Problem details = Identify and copy all lines of the material where the string "this" is found.

Record excerpts =
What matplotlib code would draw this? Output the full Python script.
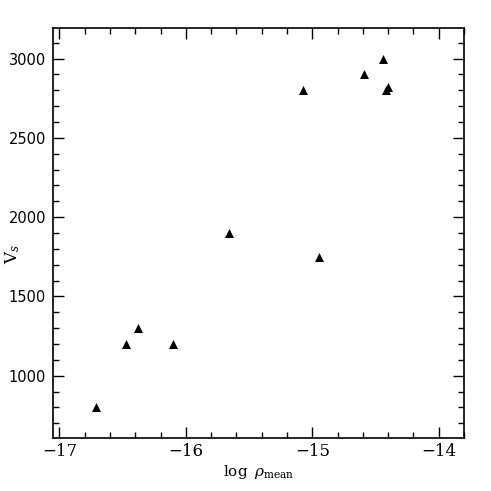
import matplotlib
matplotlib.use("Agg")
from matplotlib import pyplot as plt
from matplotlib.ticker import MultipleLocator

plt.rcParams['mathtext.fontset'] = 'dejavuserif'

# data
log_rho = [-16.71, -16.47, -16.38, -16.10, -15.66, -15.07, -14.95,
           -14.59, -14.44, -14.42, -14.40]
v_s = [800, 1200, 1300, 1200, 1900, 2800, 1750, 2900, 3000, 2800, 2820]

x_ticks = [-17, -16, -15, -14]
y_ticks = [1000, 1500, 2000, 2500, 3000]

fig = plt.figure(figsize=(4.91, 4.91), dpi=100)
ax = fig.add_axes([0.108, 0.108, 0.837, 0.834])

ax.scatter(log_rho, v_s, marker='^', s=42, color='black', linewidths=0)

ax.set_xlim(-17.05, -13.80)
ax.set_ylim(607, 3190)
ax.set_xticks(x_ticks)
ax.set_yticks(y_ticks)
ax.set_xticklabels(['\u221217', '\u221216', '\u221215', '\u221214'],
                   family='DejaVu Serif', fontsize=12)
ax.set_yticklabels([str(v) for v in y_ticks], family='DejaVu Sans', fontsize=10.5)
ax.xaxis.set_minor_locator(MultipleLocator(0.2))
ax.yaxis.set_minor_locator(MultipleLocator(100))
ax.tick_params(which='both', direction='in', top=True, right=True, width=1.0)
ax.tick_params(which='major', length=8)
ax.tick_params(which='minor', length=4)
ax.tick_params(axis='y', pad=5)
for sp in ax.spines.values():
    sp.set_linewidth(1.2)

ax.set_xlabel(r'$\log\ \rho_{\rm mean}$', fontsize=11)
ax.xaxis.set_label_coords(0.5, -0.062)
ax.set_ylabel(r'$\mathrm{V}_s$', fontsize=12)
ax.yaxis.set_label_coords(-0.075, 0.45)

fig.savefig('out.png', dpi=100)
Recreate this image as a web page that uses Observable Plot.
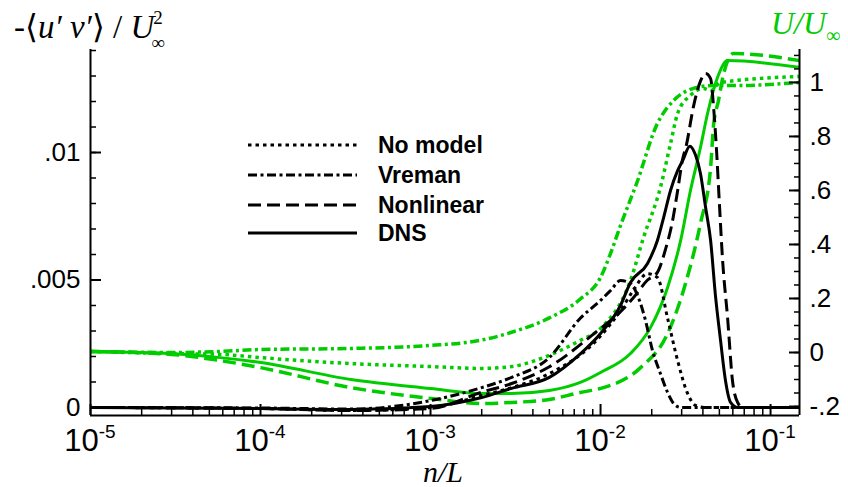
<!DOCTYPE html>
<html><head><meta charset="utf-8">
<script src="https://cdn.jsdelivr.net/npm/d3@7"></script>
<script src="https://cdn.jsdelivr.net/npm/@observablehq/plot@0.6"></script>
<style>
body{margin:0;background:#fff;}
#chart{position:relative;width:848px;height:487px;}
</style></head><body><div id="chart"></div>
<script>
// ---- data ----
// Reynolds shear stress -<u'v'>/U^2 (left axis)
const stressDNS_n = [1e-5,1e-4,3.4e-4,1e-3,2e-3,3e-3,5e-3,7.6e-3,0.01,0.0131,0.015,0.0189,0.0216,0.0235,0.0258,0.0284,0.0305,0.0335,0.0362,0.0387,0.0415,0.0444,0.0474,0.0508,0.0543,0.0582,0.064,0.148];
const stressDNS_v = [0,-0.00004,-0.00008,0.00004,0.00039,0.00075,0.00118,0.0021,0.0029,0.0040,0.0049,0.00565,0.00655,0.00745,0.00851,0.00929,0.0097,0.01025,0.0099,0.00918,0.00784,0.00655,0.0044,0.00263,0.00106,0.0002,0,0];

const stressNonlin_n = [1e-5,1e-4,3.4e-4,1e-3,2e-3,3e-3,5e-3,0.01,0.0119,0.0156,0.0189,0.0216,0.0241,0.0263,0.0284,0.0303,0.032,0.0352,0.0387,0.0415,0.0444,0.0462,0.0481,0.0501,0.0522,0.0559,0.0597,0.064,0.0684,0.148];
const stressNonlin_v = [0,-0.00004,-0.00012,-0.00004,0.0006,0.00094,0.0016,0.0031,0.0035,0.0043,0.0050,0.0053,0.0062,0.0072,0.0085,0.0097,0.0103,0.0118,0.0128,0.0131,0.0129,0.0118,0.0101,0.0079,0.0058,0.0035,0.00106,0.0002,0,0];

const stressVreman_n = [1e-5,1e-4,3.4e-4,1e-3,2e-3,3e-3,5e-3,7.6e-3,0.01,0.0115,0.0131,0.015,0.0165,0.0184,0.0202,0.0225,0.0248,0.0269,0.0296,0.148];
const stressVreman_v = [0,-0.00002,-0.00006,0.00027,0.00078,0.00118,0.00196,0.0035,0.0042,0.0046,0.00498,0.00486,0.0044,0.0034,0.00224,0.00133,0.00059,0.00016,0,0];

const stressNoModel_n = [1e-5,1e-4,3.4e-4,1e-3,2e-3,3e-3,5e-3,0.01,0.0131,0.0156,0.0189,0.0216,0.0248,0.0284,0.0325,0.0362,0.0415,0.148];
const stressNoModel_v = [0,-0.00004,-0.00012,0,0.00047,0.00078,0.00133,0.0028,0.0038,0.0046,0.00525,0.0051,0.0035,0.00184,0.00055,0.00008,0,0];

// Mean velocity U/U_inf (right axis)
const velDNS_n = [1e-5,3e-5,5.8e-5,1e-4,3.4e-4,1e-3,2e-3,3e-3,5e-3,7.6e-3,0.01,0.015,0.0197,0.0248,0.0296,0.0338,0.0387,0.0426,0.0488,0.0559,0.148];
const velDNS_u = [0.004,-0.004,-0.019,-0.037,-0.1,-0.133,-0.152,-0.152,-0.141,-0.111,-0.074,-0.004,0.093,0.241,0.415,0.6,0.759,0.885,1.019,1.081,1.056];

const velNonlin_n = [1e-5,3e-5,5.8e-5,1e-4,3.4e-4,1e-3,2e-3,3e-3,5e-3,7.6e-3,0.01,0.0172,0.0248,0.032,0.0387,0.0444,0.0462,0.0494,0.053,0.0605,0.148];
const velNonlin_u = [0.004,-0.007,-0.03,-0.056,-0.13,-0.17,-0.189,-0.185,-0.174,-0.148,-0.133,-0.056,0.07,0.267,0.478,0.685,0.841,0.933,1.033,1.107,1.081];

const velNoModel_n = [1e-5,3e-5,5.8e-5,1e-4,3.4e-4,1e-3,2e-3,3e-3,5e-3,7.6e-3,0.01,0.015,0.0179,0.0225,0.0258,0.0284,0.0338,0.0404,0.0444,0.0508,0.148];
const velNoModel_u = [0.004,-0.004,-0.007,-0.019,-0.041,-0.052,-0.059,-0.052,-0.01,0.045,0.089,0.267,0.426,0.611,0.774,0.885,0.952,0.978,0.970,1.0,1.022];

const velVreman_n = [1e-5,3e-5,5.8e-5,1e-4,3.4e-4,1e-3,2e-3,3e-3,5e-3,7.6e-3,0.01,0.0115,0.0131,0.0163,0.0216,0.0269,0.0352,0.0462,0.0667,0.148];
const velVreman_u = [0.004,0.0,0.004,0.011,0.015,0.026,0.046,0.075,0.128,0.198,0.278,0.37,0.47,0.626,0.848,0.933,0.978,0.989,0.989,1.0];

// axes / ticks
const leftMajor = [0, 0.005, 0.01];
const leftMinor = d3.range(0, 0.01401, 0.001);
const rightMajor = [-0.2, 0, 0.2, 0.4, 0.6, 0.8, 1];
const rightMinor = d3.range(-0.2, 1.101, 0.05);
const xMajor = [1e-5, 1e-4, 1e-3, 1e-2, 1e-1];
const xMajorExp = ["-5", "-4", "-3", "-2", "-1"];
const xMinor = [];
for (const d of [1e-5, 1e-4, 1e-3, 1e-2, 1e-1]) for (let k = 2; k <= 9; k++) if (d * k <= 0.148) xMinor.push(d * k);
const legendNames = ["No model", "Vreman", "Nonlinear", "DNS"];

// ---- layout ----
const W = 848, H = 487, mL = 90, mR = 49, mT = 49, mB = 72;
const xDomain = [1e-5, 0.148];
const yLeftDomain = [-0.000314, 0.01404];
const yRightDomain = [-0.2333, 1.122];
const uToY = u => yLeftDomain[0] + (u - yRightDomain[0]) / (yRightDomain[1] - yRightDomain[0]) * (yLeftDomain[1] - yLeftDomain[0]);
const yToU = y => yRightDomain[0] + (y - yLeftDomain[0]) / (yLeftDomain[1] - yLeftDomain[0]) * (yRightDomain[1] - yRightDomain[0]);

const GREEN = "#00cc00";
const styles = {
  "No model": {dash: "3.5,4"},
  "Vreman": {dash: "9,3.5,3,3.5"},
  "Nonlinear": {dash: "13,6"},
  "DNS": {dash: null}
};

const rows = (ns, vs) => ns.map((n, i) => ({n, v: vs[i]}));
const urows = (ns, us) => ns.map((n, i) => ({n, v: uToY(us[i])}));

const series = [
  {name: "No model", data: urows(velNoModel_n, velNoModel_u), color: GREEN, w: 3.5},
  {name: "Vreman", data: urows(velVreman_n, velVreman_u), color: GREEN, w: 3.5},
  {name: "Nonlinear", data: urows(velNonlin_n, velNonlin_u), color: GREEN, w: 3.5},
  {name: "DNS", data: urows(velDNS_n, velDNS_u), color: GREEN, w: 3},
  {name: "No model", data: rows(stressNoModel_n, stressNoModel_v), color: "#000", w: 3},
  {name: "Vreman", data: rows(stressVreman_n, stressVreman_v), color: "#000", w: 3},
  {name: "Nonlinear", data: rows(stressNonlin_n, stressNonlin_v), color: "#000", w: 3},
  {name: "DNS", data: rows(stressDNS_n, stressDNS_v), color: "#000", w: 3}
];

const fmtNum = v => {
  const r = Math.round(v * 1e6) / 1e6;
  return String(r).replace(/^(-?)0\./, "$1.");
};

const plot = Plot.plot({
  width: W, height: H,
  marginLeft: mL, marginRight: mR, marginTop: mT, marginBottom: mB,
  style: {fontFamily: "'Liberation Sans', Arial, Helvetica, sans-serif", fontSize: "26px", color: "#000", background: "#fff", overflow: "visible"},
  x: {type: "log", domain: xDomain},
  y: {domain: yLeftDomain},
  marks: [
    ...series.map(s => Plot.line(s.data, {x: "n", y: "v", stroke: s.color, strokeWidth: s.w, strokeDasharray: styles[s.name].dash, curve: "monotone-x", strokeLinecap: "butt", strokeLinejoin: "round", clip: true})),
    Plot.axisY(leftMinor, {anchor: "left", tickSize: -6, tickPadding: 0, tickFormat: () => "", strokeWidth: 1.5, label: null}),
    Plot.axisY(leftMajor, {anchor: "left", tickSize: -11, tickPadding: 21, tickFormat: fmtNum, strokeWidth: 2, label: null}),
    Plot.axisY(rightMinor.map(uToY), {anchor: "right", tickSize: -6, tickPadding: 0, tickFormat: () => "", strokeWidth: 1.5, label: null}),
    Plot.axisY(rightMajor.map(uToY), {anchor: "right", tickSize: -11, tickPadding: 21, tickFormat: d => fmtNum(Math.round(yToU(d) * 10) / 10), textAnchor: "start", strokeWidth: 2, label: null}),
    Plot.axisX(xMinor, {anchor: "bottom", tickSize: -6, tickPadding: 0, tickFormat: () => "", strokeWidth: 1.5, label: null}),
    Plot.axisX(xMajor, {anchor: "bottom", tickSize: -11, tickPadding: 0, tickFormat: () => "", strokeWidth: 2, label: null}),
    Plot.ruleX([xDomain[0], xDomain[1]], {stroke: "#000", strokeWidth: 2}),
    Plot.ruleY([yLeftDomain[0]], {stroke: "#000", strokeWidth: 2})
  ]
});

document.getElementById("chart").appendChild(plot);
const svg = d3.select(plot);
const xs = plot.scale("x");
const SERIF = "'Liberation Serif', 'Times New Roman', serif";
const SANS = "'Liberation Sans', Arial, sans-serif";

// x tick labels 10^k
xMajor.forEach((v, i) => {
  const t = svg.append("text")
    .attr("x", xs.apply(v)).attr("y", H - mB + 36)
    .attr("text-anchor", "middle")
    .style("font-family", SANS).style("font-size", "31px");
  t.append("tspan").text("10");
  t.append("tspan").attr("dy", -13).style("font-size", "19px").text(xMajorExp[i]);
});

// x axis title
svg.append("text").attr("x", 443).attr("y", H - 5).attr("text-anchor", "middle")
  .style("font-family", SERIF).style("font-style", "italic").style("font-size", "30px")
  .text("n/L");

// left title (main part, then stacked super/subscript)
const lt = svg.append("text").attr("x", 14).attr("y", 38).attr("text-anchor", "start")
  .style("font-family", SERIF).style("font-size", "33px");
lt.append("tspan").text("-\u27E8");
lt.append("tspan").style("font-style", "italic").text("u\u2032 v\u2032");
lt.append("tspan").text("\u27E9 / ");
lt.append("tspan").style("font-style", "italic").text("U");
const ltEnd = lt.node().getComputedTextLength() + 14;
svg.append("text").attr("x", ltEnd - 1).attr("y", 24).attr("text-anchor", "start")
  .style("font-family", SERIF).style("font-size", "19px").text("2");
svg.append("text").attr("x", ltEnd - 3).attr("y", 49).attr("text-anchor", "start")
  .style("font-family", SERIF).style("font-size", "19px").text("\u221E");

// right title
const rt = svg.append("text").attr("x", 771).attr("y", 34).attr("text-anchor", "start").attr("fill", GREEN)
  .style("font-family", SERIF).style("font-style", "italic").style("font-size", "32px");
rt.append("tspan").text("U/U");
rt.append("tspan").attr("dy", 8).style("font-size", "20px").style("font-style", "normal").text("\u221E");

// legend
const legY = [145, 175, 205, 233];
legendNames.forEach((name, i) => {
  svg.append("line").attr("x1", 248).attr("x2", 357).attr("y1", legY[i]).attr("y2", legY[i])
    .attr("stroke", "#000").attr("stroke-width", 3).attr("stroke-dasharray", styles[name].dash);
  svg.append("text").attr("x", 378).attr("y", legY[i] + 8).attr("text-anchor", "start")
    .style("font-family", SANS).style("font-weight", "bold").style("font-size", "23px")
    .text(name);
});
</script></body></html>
---
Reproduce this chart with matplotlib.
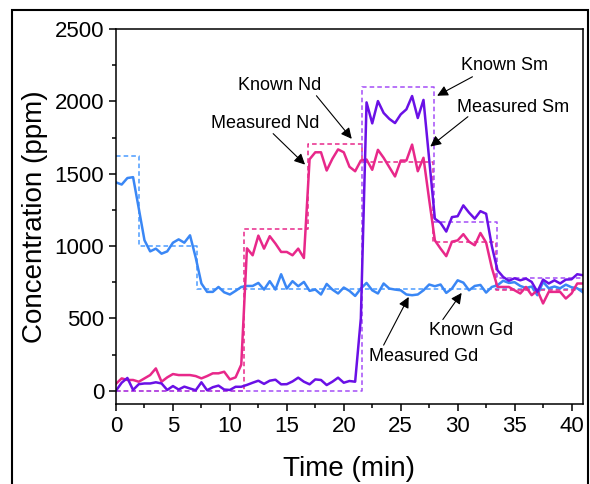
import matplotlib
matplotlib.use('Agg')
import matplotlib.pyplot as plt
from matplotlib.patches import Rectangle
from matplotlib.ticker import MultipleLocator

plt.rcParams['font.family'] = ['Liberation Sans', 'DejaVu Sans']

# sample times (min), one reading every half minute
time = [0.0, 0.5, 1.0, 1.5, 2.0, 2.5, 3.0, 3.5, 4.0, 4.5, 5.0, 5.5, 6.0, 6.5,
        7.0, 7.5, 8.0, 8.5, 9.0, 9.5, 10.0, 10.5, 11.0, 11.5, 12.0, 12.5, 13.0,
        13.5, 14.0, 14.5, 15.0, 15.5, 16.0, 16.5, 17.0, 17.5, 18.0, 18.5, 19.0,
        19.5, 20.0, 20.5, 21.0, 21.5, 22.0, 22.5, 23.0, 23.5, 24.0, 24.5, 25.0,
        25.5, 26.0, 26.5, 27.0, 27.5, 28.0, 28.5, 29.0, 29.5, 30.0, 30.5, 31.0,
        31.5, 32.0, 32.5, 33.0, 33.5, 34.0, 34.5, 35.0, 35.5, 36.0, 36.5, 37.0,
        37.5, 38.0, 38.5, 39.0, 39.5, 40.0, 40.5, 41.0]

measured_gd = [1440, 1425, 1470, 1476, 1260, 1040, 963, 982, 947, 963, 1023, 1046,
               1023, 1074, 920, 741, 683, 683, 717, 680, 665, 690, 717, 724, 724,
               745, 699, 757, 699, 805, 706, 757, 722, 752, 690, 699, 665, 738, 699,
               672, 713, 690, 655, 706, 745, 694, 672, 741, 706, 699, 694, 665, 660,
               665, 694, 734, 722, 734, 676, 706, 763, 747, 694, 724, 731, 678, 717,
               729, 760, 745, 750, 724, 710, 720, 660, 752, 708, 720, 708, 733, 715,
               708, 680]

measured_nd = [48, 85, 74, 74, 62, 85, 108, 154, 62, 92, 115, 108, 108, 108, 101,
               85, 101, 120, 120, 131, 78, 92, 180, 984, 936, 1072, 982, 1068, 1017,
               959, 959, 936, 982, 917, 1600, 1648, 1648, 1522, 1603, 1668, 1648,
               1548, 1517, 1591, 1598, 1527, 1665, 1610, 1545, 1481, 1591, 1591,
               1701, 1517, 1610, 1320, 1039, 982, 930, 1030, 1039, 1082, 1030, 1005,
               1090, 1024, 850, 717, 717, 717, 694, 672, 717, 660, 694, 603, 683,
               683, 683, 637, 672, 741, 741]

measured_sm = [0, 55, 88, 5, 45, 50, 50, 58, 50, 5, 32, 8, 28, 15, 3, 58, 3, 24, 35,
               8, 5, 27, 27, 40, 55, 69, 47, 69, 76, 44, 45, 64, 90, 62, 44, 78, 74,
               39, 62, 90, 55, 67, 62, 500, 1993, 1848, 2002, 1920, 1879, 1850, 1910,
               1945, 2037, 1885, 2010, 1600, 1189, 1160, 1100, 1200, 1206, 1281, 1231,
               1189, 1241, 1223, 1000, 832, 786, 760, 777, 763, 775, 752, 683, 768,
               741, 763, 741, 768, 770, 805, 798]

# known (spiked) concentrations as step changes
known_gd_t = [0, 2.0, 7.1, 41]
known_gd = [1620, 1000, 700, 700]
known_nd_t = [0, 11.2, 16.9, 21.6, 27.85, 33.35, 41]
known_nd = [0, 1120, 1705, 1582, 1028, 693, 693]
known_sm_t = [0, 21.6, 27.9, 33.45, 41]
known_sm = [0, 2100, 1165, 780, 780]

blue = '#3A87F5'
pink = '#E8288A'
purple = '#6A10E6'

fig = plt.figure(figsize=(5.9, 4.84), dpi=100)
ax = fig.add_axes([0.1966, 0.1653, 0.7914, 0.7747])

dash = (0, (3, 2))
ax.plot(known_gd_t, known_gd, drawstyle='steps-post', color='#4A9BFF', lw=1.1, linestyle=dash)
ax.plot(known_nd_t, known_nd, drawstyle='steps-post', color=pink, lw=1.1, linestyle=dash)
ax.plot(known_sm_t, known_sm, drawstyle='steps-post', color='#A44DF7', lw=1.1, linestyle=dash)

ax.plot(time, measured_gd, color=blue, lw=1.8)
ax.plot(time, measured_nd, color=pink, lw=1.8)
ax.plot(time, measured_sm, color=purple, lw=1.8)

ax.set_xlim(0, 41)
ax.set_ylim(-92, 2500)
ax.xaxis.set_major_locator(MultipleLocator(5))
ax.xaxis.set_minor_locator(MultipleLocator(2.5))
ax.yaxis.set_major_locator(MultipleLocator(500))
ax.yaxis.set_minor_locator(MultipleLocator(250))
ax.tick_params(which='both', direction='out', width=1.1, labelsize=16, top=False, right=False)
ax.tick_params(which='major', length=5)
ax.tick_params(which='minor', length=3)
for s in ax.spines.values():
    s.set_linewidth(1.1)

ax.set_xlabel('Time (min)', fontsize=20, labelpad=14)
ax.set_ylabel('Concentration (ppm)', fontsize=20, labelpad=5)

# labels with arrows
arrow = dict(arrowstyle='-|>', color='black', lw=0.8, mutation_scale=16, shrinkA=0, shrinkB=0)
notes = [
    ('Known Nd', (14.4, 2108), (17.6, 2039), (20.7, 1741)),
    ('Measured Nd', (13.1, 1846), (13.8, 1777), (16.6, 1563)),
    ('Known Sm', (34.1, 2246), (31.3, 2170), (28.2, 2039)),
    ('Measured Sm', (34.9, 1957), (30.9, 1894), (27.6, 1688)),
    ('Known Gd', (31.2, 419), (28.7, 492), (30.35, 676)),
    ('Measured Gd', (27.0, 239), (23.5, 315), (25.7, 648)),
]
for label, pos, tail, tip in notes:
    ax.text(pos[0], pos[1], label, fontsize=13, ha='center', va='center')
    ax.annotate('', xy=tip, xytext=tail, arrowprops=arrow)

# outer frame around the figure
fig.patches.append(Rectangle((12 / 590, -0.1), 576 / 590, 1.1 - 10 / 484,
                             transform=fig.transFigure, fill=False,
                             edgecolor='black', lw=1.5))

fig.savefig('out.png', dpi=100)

Answer for the task =
What matplotlib code would draw this? Output the full Python script.
Recreate this image as a web page that uses Observable Plot.
Reproduce this chart with matplotlib.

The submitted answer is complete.